Directions: Copy exactly, leaving out every image, the lines from the one with "What matplotlib code" through the one with "yticks = [0, 20, 40, 60, 80, 100]", inclusive.
#### Material ####
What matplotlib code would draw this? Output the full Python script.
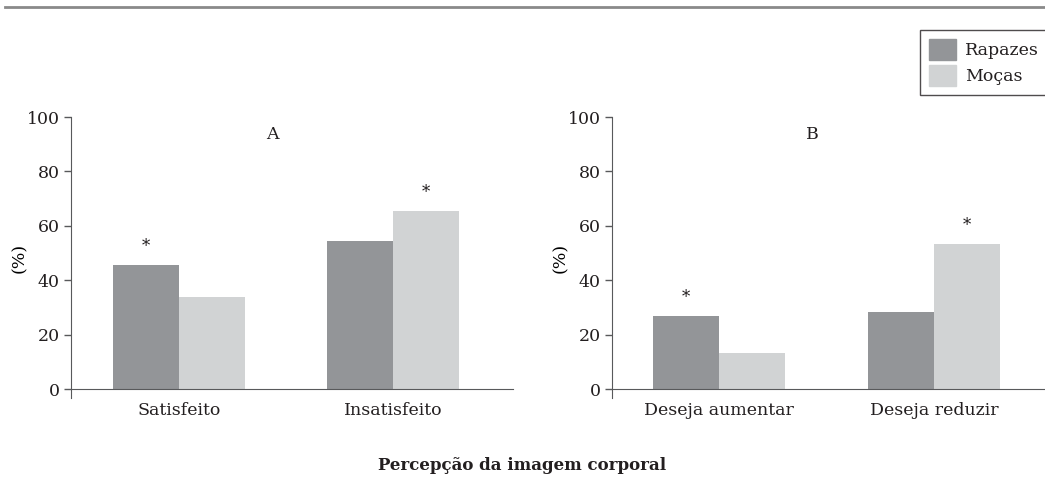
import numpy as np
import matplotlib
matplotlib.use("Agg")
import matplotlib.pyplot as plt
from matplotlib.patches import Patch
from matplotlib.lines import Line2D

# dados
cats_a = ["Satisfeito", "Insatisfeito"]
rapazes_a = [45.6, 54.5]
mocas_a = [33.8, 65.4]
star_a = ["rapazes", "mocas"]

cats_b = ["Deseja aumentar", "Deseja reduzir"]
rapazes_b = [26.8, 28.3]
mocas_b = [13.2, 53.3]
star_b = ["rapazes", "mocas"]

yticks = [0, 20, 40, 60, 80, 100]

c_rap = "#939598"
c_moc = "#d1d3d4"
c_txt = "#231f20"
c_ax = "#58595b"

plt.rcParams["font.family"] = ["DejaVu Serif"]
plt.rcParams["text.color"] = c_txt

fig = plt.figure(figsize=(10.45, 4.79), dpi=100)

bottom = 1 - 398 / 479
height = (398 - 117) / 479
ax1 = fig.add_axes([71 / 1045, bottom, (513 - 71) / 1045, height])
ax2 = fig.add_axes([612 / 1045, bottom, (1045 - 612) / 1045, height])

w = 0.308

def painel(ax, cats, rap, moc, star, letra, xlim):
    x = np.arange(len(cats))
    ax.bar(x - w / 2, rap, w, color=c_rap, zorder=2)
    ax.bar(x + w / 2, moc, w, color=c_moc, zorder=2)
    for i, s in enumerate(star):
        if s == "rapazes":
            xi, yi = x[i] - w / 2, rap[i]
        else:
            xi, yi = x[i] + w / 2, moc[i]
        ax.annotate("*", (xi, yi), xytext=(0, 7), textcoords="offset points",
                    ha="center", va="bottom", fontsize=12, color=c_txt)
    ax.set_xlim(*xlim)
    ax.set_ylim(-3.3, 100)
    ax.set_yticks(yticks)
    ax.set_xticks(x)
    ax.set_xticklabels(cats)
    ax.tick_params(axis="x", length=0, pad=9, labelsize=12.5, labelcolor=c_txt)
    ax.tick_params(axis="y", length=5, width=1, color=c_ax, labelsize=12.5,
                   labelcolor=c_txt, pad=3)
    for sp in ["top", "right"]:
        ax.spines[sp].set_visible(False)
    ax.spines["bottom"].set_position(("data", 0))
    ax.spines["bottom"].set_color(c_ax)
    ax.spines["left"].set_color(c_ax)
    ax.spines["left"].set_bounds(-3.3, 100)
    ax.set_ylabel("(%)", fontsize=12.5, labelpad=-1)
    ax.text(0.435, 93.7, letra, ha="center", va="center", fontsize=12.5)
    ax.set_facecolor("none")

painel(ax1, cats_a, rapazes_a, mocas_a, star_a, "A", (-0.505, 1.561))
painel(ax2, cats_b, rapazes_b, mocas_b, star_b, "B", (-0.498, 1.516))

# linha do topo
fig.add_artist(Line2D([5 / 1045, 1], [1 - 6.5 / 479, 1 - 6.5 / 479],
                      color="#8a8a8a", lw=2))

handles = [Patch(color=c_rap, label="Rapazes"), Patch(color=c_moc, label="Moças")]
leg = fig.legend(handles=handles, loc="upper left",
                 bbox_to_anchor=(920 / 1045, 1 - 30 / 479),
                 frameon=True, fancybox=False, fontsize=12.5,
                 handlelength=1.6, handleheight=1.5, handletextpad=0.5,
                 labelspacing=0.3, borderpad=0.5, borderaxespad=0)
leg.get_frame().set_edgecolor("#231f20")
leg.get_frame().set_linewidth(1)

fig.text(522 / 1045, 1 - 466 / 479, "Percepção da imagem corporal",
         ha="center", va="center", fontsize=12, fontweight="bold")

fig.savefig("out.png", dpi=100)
####
#### Material ####
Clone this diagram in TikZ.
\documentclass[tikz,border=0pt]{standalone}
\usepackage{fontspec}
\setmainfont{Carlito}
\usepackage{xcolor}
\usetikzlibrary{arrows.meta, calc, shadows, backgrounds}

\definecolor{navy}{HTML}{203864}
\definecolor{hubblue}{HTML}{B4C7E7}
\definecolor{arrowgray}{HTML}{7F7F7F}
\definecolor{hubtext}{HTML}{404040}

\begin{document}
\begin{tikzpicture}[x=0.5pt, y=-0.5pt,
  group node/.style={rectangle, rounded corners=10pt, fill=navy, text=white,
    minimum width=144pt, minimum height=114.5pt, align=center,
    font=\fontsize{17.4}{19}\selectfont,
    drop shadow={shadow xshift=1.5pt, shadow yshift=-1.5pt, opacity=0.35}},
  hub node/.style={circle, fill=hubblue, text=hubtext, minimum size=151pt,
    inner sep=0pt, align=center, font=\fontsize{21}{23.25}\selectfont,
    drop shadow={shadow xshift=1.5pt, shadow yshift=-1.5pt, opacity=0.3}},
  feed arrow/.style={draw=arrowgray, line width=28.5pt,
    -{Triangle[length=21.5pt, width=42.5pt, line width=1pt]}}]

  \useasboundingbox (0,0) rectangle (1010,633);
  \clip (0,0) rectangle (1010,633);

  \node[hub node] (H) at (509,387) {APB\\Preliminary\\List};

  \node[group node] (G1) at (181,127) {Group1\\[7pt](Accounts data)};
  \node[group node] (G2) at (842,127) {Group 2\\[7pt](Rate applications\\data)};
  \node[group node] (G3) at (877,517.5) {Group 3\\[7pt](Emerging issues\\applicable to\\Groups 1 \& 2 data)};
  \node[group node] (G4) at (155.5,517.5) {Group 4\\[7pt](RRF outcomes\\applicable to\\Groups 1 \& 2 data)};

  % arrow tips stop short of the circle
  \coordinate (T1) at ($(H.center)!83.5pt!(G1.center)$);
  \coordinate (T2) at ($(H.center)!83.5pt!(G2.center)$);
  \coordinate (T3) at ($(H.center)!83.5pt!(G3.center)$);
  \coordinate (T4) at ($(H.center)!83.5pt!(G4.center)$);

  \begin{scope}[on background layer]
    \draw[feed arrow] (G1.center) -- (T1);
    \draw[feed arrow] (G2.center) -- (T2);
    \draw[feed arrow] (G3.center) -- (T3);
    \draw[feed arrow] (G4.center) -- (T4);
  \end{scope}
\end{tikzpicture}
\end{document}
####
Exercise response:
What matplotlib code would draw this? Output the full Python script.
import numpy as np
import matplotlib
matplotlib.use("Agg")
import matplotlib.pyplot as plt
from matplotlib.patches import Patch
from matplotlib.lines import Line2D

# dados
cats_a = ["Satisfeito", "Insatisfeito"]
rapazes_a = [45.6, 54.5]
mocas_a = [33.8, 65.4]
star_a = ["rapazes", "mocas"]

cats_b = ["Deseja aumentar", "Deseja reduzir"]
rapazes_b = [26.8, 28.3]
mocas_b = [13.2, 53.3]
star_b = ["rapazes", "mocas"]

yticks = [0, 20, 40, 60, 80, 100]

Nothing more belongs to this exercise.